Mr Bellringer leaves after just 18 months in the job, with a pay-off in the region of £175,000 that includes six months' salary, a car allowance, a pension contribution and a bonus.

His pay-off has provoked outrage from Equitable's embattled policyholders, 50,000 of which were told last week that their pensions would be slashed by up to 20 per cent. "The society is unravelling before our eyes," said Paul Braithwaite, chairman of the Equitable Members' Action Group. "It is obscene to make a voluntary pay off to a director at the same time as reducing pensioners to penury."

Mr Bellringer told policyholders in May that "your society has always been solvent, is solvent, and we fully intend to keep it that way". The company's report, however, revealed the stricken life assurer may not be able to meet its minimum solvency requirement or repay its £346m in bonds. Equitable's financial woes began two years ago when it was forced by the House of Lords to honour pension levels that it had guaranteed.

Mr Bellringer, who joined Equitable in May last year, was paid £210,000 a year to rescue the company's finances and secure it from going in to liquidation.

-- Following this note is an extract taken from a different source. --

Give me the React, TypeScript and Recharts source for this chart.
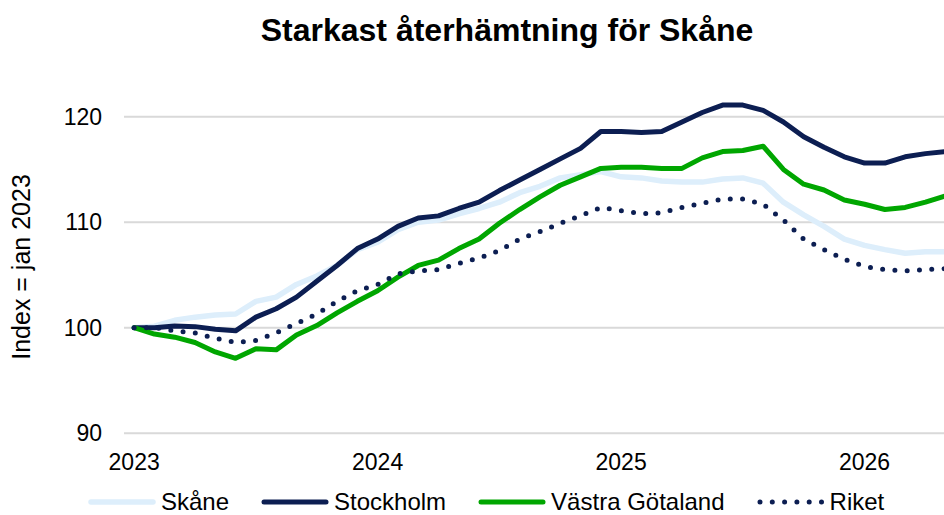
import React from "react";
import { LineChart, Line, XAxis, YAxis, CartesianGrid } from "recharts";

const months = [
  "2023-01","2023-02","2023-03","2023-04","2023-05","2023-06","2023-07","2023-08","2023-09","2023-10","2023-11","2023-12",
  "2024-01","2024-02","2024-03","2024-04","2024-05","2024-06","2024-07","2024-08","2024-09","2024-10","2024-11","2024-12",
  "2025-01","2025-02","2025-03","2025-04","2025-05","2025-06","2025-07","2025-08","2025-09","2025-10","2025-11","2025-12",
  "2026-01","2026-02","2026-03","2026-04","2026-05",
];

const skane = [
  100, 100.15, 100.7, 101.0, 101.2, 101.3, 102.5, 102.9, 104.1, 104.9,
  105.9, 107.4, 108.1, 109.3, 110.0, 110.2, 110.8, 111.3, 111.9, 112.8,
  113.4, 114.2, 114.5, 114.8, 114.3, 114.2, 113.9, 113.8, 113.8, 114.1,
  114.2, 113.7, 111.9, 110.7, 109.6, 108.4, 107.8, 107.4, 107.05, 107.2,
  107.2,
];
const stockholm = [
  100, 100.0, 100.15, 100.1, 99.85, 99.7, 101.0, 101.8, 102.9, 104.4,
  105.9, 107.5, 108.4, 109.6, 110.4, 110.6, 111.3, 111.9, 113.0, 114.0,
  115.0, 116.0, 117.0, 118.6, 118.6, 118.5, 118.6, 119.5, 120.4, 121.1,
  121.1, 120.6, 119.5, 118.1, 117.1, 116.2, 115.6, 115.6, 116.2, 116.5,
  116.7,
];
const vastraGotaland = [
  100, 99.4, 99.1, 98.6, 97.7, 97.1, 98.0, 97.9, 99.3, 100.2,
  101.4, 102.5, 103.5, 104.8, 105.9, 106.4, 107.5, 108.4, 109.9, 111.2,
  112.4, 113.5, 114.3, 115.1, 115.2, 115.2, 115.1, 115.1, 116.1, 116.7,
  116.8, 117.2, 115.0, 113.6, 113.05, 112.1, 111.7, 111.2, 111.4, 111.9,
  112.5,
];
const riket = [
  100, 100.0, 99.7, 99.5, 99.0, 98.6, 98.8, 99.5, 100.4, 101.3,
  102.5, 103.5, 104.1, 105.1, 105.4, 105.5, 106.1, 106.6, 107.3, 108.4,
  109.1, 109.9, 110.6, 111.4, 111.1, 110.8, 110.9, 111.4, 111.8, 112.2,
  112.2, 111.7, 110.2, 108.4, 107.4, 106.5, 105.8, 105.5, 105.4, 105.5,
  105.6,
];

const seriesNames = ["Skåne", "Stockholm", "Västra Götaland", "Riket"];
const seriesKeys = ["skane", "stockholm", "vg", "riket"];
const seriesValues = [skane, stockholm, vastraGotaland, riket];

const yTicks = [90, 100, 110, 120];
const xTickMonths = [0, 12, 24, 36];
const xTickLabels = ["2023", "2024", "2025", "2026"];

const title = "Starkast återhämtning för Skåne";
const yLabel = "Index = jan 2023";

const colors = ["#DDEEFB", "#0C1E52", "#00A600", "#0C1E52"];
const widths = [5.5, 5, 5, 5];
const dashes: (string | undefined)[] = [undefined, undefined, undefined, "0 12.3"];

const data = months.map((m, i) => {
  const row: Record<string, number | string> = { t: i, month: m };
  seriesKeys.forEach((k, j) => {
    row[k] = seriesValues[j][i];
  });
  return row;
});

const FONT = "'Liberation Sans', Arial, sans-serif";

export default function App() {
  return (
    <div
      style={{
        position: "absolute",
        left: 0,
        top: 0,
        width: 944,
        height: 515,
        overflow: "hidden",
        background: "#fff",
        fontFamily: FONT,
      }}
    >
      <div
        style={{
          position: "absolute",
          left: 507,
          top: 14,
          transform: "translateX(-50%)",
          whiteSpace: "nowrap",
          fontSize: 32,
          lineHeight: "32px",
          fontWeight: "bold",
          color: "#000",
        }}
      >
        {title}
      </div>
      <div style={{ position: "absolute", left: 0, top: 0 }}>
        <LineChart
          width={960}
          height={515}
          data={data}
          margin={{ top: 95.6, right: 4.1, left: 0, bottom: 41.8 }}
        >
          <CartesianGrid
            vertical={false}
            horizontalValues={yTicks}
            stroke="#D9D9D9"
            strokeWidth={2}
          />
          <XAxis
            dataKey="t"
            type="number"
            domain={[-0.5, 40.5]}
            ticks={xTickMonths}
            tickFormatter={(v: number) => xTickLabels[xTickMonths.indexOf(v)] ?? ""}
            axisLine={false}
            tickLine={false}
            tickSize={0}
            tickMargin={20}
            height={40}
            interval={0}
            tick={{ fill: "#000", fontSize: 23, fontFamily: FONT }}
          />
          <YAxis
            type="number"
            domain={[90, 122]}
            ticks={yTicks}
            allowDataOverflow
            axisLine={false}
            tickLine={false}
            tickSize={0}
            tickMargin={22}
            width={124}
            interval={0}
            tick={{ fill: "#000", fontSize: 23, fontFamily: FONT }}
            label={() => (
              <text
                x={30}
                y={267}
                transform="rotate(-90, 30, 267)"
                textAnchor="middle"
                fontSize={25}
                fontFamily={FONT}
                fill="#000"
              >
                {yLabel}
              </text>
            )}
          />
          {seriesKeys.map((k, j) => (
            <Line
              key={k}
              dataKey={k}
              name={seriesNames[j]}
              type="linear"
              stroke={colors[j]}
              strokeWidth={widths[j]}
              strokeDasharray={dashes[j]}
              strokeLinecap="round"
              strokeLinejoin="round"
              dot={false}
              activeDot={false}
              isAnimationActive={false}
            />
          ))}
        </LineChart>
      </div>
      <div
        style={{
          position: "absolute",
          left: 88,
          top: 489,
          display: "flex",
          alignItems: "center",
          whiteSpace: "nowrap",
          fontSize: 24,
          lineHeight: "26px",
          height: 26,
          color: "#000",
        }}
      >
        {seriesNames.map((n, j) => (
          <div
            key={n}
            style={{ display: "flex", alignItems: "center", marginRight: j < seriesNames.length - 1 ? 32 : 0 }}
          >
            <svg width={68} height={8} style={{ display: "block", marginRight: 5 }}>
              <line
                x1={3}
                y1={4}
                x2={65}
                y2={4}
                stroke={colors[j]}
                strokeWidth={widths[j]}
                strokeDasharray={dashes[j]}
                strokeLinecap="round"
              />
            </svg>
            <span>{n}</span>
          </div>
        ))}
      </div>
    </div>
  );
}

As it was unable to meet its guarantees, and its assets ravaged by the falling stockmarket, Equitable has had to cut policy values, agree a compromise scheme with policyholders to cap its liabilities, and pile out of equities. Thousands of policyholders have left the with-profits fund and last week Equitable revealed it had a margin of just £400m over the reserves it is required to hold by regulators. Equitable now only has around £1bn of its assets in equities, just 5 per cent of its portfolio, compared with 13 per cent at the end of June.

Steering the finances of the company through the compromise agreement and overseeing the selling of £10bn of equities has proved not enough for Mr Bellringer, 47, who said he wanted to "find a new and wider challenge". He began talks with the chief executive, Charles Thomson, over his future with Equitable after the accounts were published and reached a mutual agreement for him to leave with immediate effect.

Mr Thomson said: "We still have a number of issues ahead as we seek to stabilise further the with-profits fund and reduce our costs." The search is now on for a replacement to Mr Bellringer.

A spokesman for Equitable said a temporary appointment from outside the company would be made before a permanent replacement was found, but dismissed it would be difficult to attract a candidate of calibre given the society's desperate financial condition. Mr Thomson added: "The recruitment of a successor is in hand. In the meantime, we have the benefit of an experienced team of finance professionals who will assume day-to-day management of the finance operations until a new appointment is made and Mr Bellringer has agreed to assist the society during this transition."

News of Mr Bellringer's departure comes as the Equitable board admitted it, and not the Inland Revenue, was behind the decision to stop policyholders with with-profit annuities from leaving the fund.